Lewis wrote poignantly in Surprised by Joy about his first steps toward faith, toward confirming the existence of God:

“You must picture me alone in that room at Magdalen, night after night, feeling, whenever my mind lifted even for a second from my work, the steady, unrelenting approach of Him whom I so earnestly desired not to meet.  That which I greatly feared had at last come upon me. In the Trinity Term of 1929 I gave in, and admitted that God was God, and knelt and prayed: perhaps, that night, the most dejected and reluctant convert in all England.”

So Lewis embraced Christianity, albeit reluctantly.  But was Jesus real?  His interest piqued by the faith of friends who seemed too pragmatic to fall for a myth, Lewis read the Gospels—and he was amazed to find them believable.  The writers, he thought, were too unimaginative to have made the whole thing up; they seemed to truly believe the accounts of Jesus’ ministry, death and Resurrection.

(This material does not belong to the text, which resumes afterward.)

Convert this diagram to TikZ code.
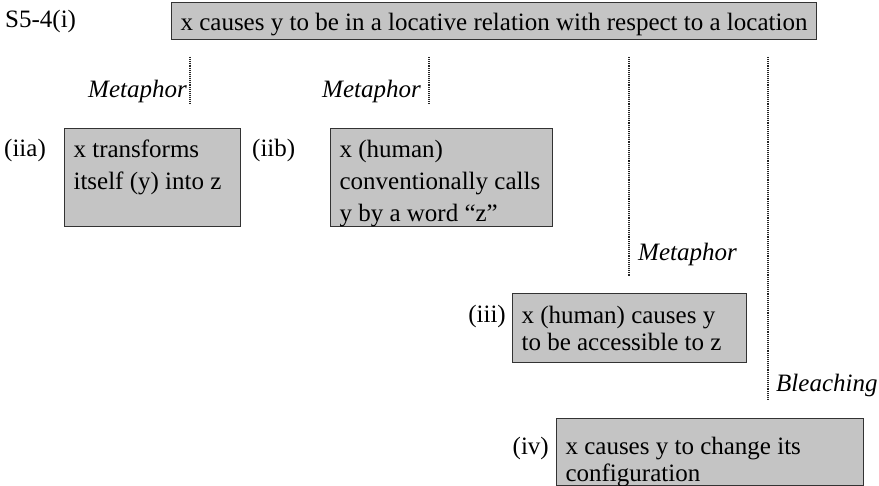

Perhaps Lewis’ best known application of Aristotelian logic is his “Liar, Lunatic or Lord” syllogism.  Evaluating Jesus’ claims to be God, Lewis points to three possible explanations:  either he really was God, he was deliberately lying, or he was not God but thought himself to be (in other words, he was delusional or insane).  Nothing in the Gospel, according to Lewis, suggests that Jesus was not a person of truth; nor did he appear mentally impaired. The only logical answer, then, was that Jesus is truly what he said he was:  He is God.

On September 19, 1931, Jack Lewis engaged his friends Hugo Dyson and J.R.R. Tolkien in a discussion of myth.  The trio walked and talked all night:  Tolkien explaining how myths were God’s way of preparing the ground for the Christian story, and Dyson showing how Christianity worked for the believer, liberating him from sin and helping him to become a better person.  Lewis’ stubborn arguments for atheism were demolished.

It took days of ruminating and meditating for Lewis’ conversion to be complete.  Lewis himself explained that on November 12, he and his brother Warren traveled by motorcycle to Whipsnade Zoo.  “When we set out,” Lewis wrote, “I did not believe that Jesus Christ is the Son of God; and when we reached the zoo, I did.” 

Lewis’ book The Pilgrim’s Regress tells the story of his dramatic conversion in allegorical form.